When the female agent told her then boyfriend about the bathing suit incident, he apparently became infuriated (more likely, jealous) and insisted she report this horrible act to management. To be clear, the definition of sexual harassment or discrimination is predicated on unwanted behavior. For years, this female agent either had participated in or hung around us when our off-duty antics got out of hand. She was definitely in the inner circle and knew all of our secrets. And, she laughed her ass off when Bird walked out of the bathroom in that bikini.
Being a gambler, I would have bet my house that she would never file a complaint. Especially since most of the grief would fall on Box (he was in charge of the class and was present during the incident), who had welcomed her into his home many times.

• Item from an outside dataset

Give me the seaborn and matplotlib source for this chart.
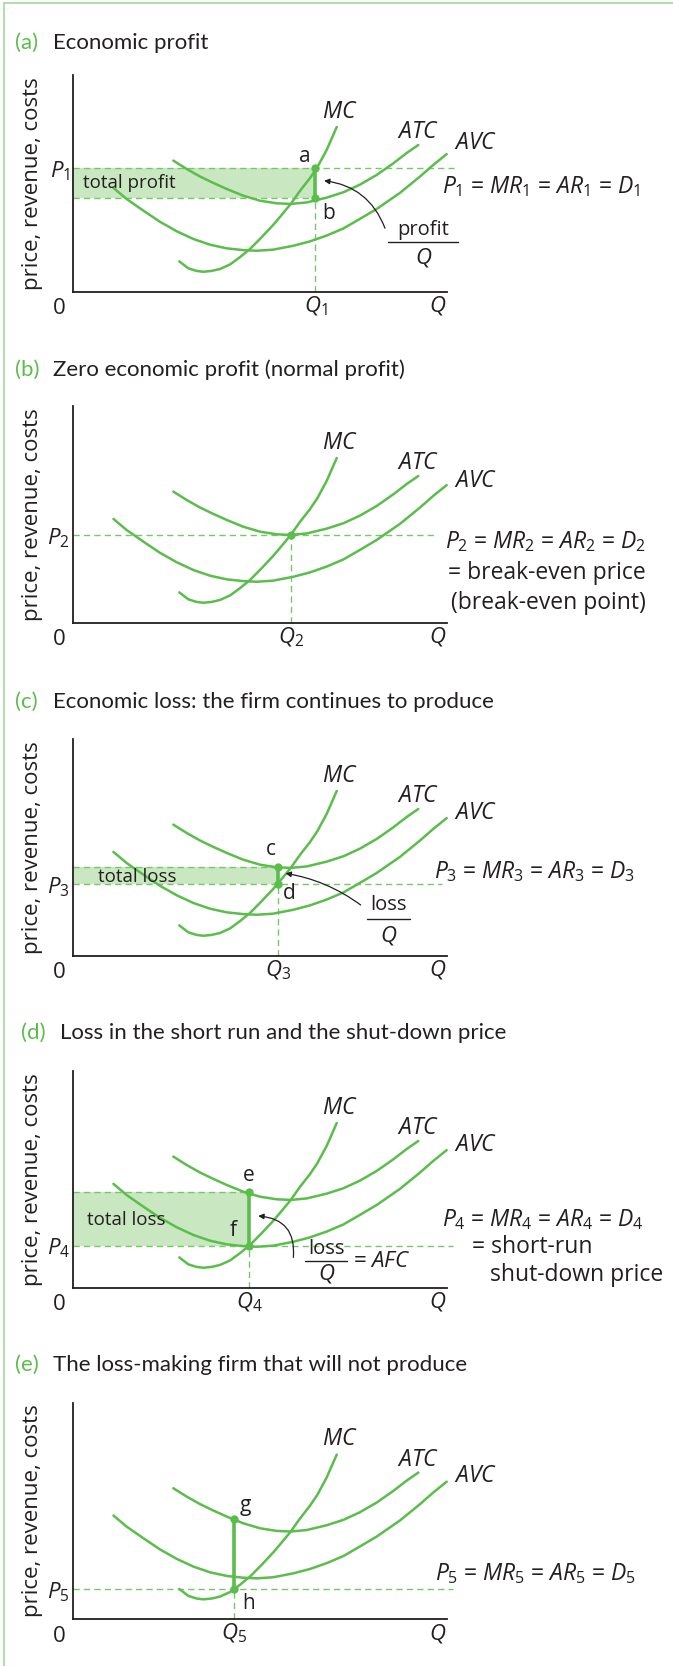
# five short-run cost diagrams: profit, break-even, loss, shut-down, no production
# the MC / ATC / AVC curves are the same in every panel, only the price line moves

import matplotlib
matplotlib.use("Agg")
import matplotlib.pyplot as plt
from matplotlib.lines import Line2D
import seaborn as sns

# cost curves (axes run 0..100 on both sides)
MC_Q = [28.5, 30.9, 33.1, 34.9, 37.2, 39.4, 42.1, 44.7, 47.4, 50.5, 53.6, 56.3, 58.3, 60.8, 63.4, 65.4, 67.9, 70.6]
MC_P = [14.0, 10.8, 9.6, 9.2, 9.6, 10.5, 12.6, 15.9, 19.7, 25.1, 30.8, 36.3, 40.5, 46.6, 52.3, 57.4, 65.4, 76.0]
ATC_Q = [26.9, 30.5, 34.0, 37.6, 41.2, 45.6, 50.1, 54.5, 58.3, 62.6, 67.9, 72.4, 76.8, 81.3, 85.7, 89.3, 92.4]
ATC_P = [60.5, 56.6, 53.2, 50.2, 47.4, 44.3, 42.0, 40.8, 40.5, 41.2, 43.4, 45.9, 49.4, 53.9, 59.2, 64.0, 67.7]
AVC_Q = [10.9, 14.4, 18.9, 23.3, 27.8, 32.3, 36.7, 41.2, 45.6, 49.2, 53.6, 59.0, 63.4, 67.9, 72.4, 76.8,
         81.3, 87.5, 92.9, 96.4, 100.0]
AVC_P = [47.9, 42.8, 37.4, 32.3, 27.9, 24.3, 21.7, 20.0, 19.2, 18.9, 19.4, 21.2, 23.2, 25.9, 29.2, 33.6,
         38.2, 45.6, 53.2, 58.5, 63.5]

PANEL_TAGS = ["(a)", "(b)", "(c)", "(d)", "(e)"]
PANEL_TITLES = [
    "Economic profit",
    "Zero economic profit (normal profit)",
    "Economic loss: the firm continues to produce",
    "Loss in the short run and the shut-down price",
    "The loss-making firm that will not produce",
]
PRICE = [57.0, 40.5, 32.9, 19.4, 14.0]      # P1..P5
OUTPUT = [64.9, 58.3, 54.9, 47.2, 43.1]     # Q1..Q5
ATC_AT_Q = [43.4, 40.5, 41.1, 44.3, 46.2]   # average total cost at chosen output
PRICE_PT = ["a", "", "d", "f", "h"]
ATC_PT = ["b", "", "c", "e", "g"]
SHADE_TEXT = ["total profit", "", "total loss", "total loss", ""]

GREEN = "#5bbd4c"
DASH = "#74c866"
FILL = "#c9e7c1"
INK = "#231f20"

sns.set_theme(style="white")
plt.rcParams["font.family"] = ["Open Sans", "DejaVu Sans"]
plt.rcParams["mathtext.fontset"] = "custom"
plt.rcParams["mathtext.rm"] = "Open Sans"
plt.rcParams["mathtext.it"] = "Open Sans:italic"
plt.rcParams["mathtext.bf"] = "Open Sans:bold"

W, H = 673, 1666
AX_BOTTOMS = [291.7, 622.7, 955.7, 1287.7, 1619.3]   # pixel row of each x axis

# where the odd bits of text sit in each panel (data coords)
PT_POS = {
    0: [(62.1, 62.3), (68.3, 36.2)],
    2: [(58.0, 28.8), (52.9, 48.8)],
    3: [(42.9, 26.6), (47.2, 52.0)],
    4: [(47.0, 7.4), (46.1, 52.7)],
}
SHADE_POS = [(2.7, 50.0), None, (6.8, 36.5), (3.7, 31.2), None]
PRICE_LINE_END = [102, 96.5, 98.7, 101.6, 101.6]
AVC_LABEL_Y = [68.5, 65.5, 66.0, 65.8, 66.3]
TAG_X = [-15.4, -15.4, -15.4, -13.7, -15.4]
TITLE_X = [-5.4, -5.4, -5.4, -3.4, -5.4]
TITLE_Y = [114.9, 116.9, 117.2, 117.4, 117.4]

FS = 16.5    # most labels
FS_SMALL = 13.5


def dashed(ax, xs, ys):
    ax.plot(xs, ys, color=DASH, lw=1.0, dashes=(4.5, 3), zorder=2, clip_on=False)


def main():
    fig = plt.figure(figsize=(W / 100, H / 100), dpi=100)

    # thin green frame at top and left
    fig.add_artist(Line2D([3.5 / W, 1], [1 - 2.7 / H, 1 - 2.7 / H], transform=fig.transFigure,
                          color="#a3d89a", lw=1.2))
    fig.add_artist(Line2D([3.5 / W, 3.5 / W], [0, 1 - 2.7 / H], transform=fig.transFigure,
                          color="#a3d89a", lw=1.2))

    for i in range(5):
        bottom = 1 - AX_BOTTOMS[i] / H
        ax = fig.add_axes([72.7 / W, bottom, 374 / W, 216.7 / H])
        ax.set_xlim(0, 100)
        ax.set_ylim(0, 100)
        sns.despine(ax=ax)
        for s in ["left", "bottom"]:
            ax.spines[s].set_color(INK)
            ax.spines[s].set_linewidth(1.3)

        p, q, c = PRICE[i], OUTPUT[i], ATC_AT_Q[i]
        n = i + 1

        # shaded profit / loss rectangle
        if SHADE_TEXT[i]:
            ax.fill_between([0, q], [min(p, c)] * 2, [max(p, c)] * 2, color=FILL, lw=0, zorder=1)
            sx, sy = SHADE_POS[i]
            ax.text(sx, sy, SHADE_TEXT[i], fontsize=FS_SMALL, color=INK, va="center", ha="left", zorder=6)
            dashed(ax, [0, q], [c, c])

        # price line and output line
        dashed(ax, [0, PRICE_LINE_END[i]], [p, p])
        dashed(ax, [q, q], [0, min(p, c)])

        for xs, ys in [(MC_Q, MC_P), (ATC_Q, ATC_P), (AVC_Q, AVC_P)]:
            sns.lineplot(x=xs, y=ys, sort=False, estimator=None, color=GREEN, lw=1.8, ax=ax,
                         zorder=3, clip_on=False)

        if i != 1:
            ax.plot([q, q], [p, c], color=GREEN, lw=2.6, zorder=4, solid_capstyle="butt")
            sns.scatterplot(x=[q, q], y=[p, c], s=36, color=GREEN, linewidth=0, ax=ax, zorder=5,
                            clip_on=False)
            (px, py), (cx, cy) = PT_POS[i]
            ax.text(px, py, PRICE_PT[i], fontsize=15, color=INK, ha="center", va="center")
            ax.text(cx, cy, ATC_PT[i], fontsize=15, color=INK, ha="center", va="center")
        else:
            sns.scatterplot(x=[q], y=[p], s=36, color=GREEN, linewidth=0, ax=ax, zorder=5)

        # curve labels
        ax.text(71.5, 83.0, "$MC$", fontsize=16.5, color=INK, ha="center", va="center")
        ax.text(92.4, 73.7, "$ATC$", fontsize=16.5, color=INK, ha="center", va="center")
        ax.text(107.6, AVC_LABEL_Y[i], "$AVC$", fontsize=16.5, color=INK, ha="center", va="center")

        # axis labels
        ax.set_xticks([q, 97.6], [f"$Q_{n}$", "$Q$"])
        ax.set_yticks([p], [f"$P_{n}$"])
        ax.tick_params(axis="both", length=0, labelsize=16, labelcolor=INK)
        ax.tick_params(axis="x", pad=2)
        ax.tick_params(axis="y", pad=2)
        ax.text(-3.7, -7.9, "0", fontsize=16, color=INK, ha="center", va="center", clip_on=False)
        ax.text(-10.7, 50, "price, revenue, costs", rotation=90, fontsize=16, color=INK,
                ha="center", va="center")

        # panel title
        ax.text(TAG_X[i], TITLE_Y[i], PANEL_TAGS[i], fontsize=16, color=GREEN, ha="left", va="center",
                family=["Lato"])
        ax.text(TITLE_X[i], TITLE_Y[i], PANEL_TITLES[i], fontsize=16, color=INK, ha="left", va="center",
                family=["Lato"])

        eq = f"$P_{n}$ = $MR_{n}$ = $AR_{n}$ = $D_{n}$"
        arrow = dict(arrowstyle="-|>", color=INK, lw=0.9, mutation_scale=8, shrinkA=0, shrinkB=0)

        if i == 0:
            ax.text(98.7, 48.5, eq, fontsize=FS, color=INK, ha="left", va="center")
            ax.annotate("", xy=(67.2, 51.2), xytext=(83.5, 29.3),
                        arrowprops=dict(arrow, connectionstyle="arc3,rad=0.3"))
            ax.text(93.8, 28.5, "profit", fontsize=14.5, color=INK, ha="center", va="center")
            ax.plot([84.4, 103.0], [22.8, 22.8], color=INK, lw=1.0, clip_on=False)
            ax.text(93.8, 15.8, "$Q$", fontsize=16, color=INK, ha="center", va="center")
        elif i == 1:
            ax.text(153.3, 37.4, eq, fontsize=FS, color=INK, ha="right", va="center")
            ax.text(153.3, 22.8, "= break-even price", fontsize=FS, color=INK, ha="right", va="center")
            ax.text(153.3, 9.0, "(break-even point)", fontsize=FS, color=INK, ha="right", va="center")
        elif i == 2:
            ax.text(96.5, 38.8, eq, fontsize=FS, color=INK, ha="left", va="center")
            ax.annotate("", xy=(56.9, 38.0), xytext=(77.0, 23.4),
                        arrowprops=dict(arrow, connectionstyle="arc3,rad=0.12"))
            ax.text(84.4, 23.4, "loss", fontsize=14.5, color=INK, ha="center", va="center")
            ax.plot([78.7, 90.2], [16.9, 16.9], color=INK, lw=1.0)
            ax.text(84.4, 9.3, "$Q$", fontsize=16, color=INK, ha="center", va="center")
        elif i == 3:
            ax.text(98.7, 31.2, eq, fontsize=FS, color=INK, ha="left", va="center")
            ax.text(106.8, 18.9, "= short-run", fontsize=FS, color=INK, ha="left", va="center")
            ax.text(111.7, 5.9, "shut-down price", fontsize=FS, color=INK, ha="left", va="center")
            ax.annotate("", xy=(49.6, 33.1), xytext=(59.0, 14.0),
                        arrowprops=dict(arrow, connectionstyle="arc3,rad=0.5"))
            ax.text(67.9, 18.0, "loss", fontsize=14.5, color=INK, ha="center", va="center")
            ax.plot([62.1, 73.4], [12.5, 12.5], color=INK, lw=1.0)
            ax.text(67.9, 6.4, "$Q$", fontsize=16, color=INK, ha="center", va="center")
            ax.text(75.0, 12.0, "= $AFC$", fontsize=16, color=INK, ha="left", va="center")
        else:
            ax.text(97.0, 21.2, eq, fontsize=FS, color=INK, ha="left", va="center")

    fig.savefig("out.png", dpi=100)
    plt.close(fig)


if __name__ == "__main__":
    main()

She did report the incident, and the entire episode was devastating on both sides. Box took some time on the beach, slang for a suspension. The ensuing investigation that sucked many of us in quickly showed that she had repeatedly and regularly engaged in similar activity, and she withdrew her complaint. Unfortunately, she couldn’t take back the fact that she had intentionally broken the trust of her brothers and sisters. The other female UCs in our group took her actions particularly hard. They saw it as fucking up their hard-fought standing in this circle. After it all went down, a sign on the front door of a prominent local PD crime squad had this agent’s name printed inside a circle with a line through it. She would never recover with our collective crew.
In closing, let me break it down. You never heard the above stories. Snake code. You will never hear some other stories. Snake code. We all lived through this together, the good, the bad, and the ugly. Repeat after me. Snake code.
* To be somewhat clear, this agent’s name was not Jimm, Turbo, or Tim.
* I am not saying Blair’s release had anything to do with this young lady’s murder. I’m merely telling a story. You decide.